From the entries below, copy every line that holds the word "this".

__Provided data__:
****
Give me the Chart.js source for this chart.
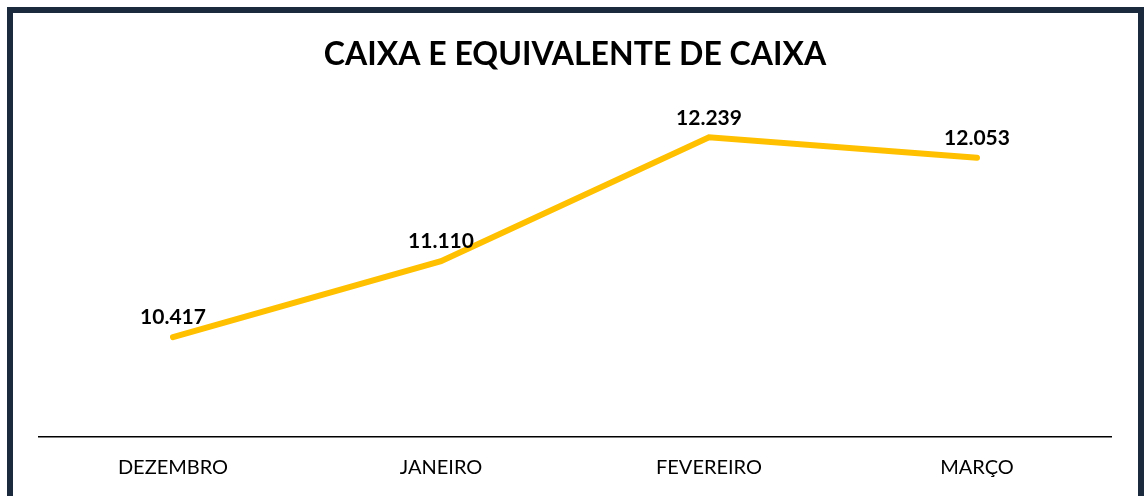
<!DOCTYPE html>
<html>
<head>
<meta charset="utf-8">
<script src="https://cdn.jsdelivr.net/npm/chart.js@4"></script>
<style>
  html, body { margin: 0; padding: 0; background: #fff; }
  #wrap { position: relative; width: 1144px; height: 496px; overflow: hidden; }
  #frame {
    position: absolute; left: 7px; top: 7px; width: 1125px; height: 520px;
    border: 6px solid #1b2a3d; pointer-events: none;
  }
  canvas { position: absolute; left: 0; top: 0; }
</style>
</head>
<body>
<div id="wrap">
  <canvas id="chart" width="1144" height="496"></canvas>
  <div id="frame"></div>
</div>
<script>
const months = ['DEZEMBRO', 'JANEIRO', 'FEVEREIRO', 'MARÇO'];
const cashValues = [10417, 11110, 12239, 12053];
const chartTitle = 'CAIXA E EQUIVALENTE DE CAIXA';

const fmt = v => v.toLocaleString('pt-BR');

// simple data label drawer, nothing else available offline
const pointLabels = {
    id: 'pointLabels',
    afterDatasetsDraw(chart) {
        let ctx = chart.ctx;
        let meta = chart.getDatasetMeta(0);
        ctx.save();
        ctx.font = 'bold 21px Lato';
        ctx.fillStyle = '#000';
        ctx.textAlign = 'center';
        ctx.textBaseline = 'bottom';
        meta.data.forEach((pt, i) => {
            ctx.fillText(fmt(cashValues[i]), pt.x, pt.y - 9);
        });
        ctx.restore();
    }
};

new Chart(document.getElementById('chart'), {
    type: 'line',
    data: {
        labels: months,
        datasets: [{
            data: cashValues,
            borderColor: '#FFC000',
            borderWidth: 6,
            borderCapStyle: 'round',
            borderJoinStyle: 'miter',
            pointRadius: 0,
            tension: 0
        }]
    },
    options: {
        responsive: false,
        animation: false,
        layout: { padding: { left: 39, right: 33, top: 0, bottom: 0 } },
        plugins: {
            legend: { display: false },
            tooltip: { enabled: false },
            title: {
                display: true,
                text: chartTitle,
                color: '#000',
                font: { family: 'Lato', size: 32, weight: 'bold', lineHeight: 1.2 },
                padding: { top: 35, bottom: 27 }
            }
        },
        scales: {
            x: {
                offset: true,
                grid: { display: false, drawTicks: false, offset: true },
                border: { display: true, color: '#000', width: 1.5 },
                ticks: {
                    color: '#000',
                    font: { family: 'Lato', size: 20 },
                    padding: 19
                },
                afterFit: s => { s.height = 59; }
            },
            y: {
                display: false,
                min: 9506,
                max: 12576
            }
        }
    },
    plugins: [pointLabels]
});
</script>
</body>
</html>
****
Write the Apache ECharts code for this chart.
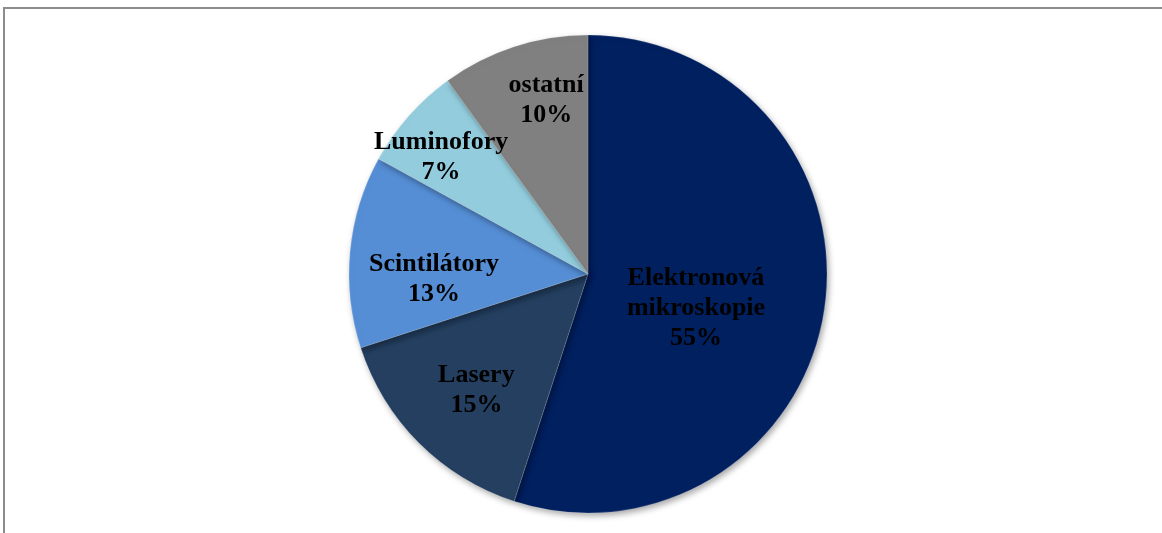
****
__Solution below__:
Give me the Chart.js source for this chart.
Write the Apache ECharts code for this chart.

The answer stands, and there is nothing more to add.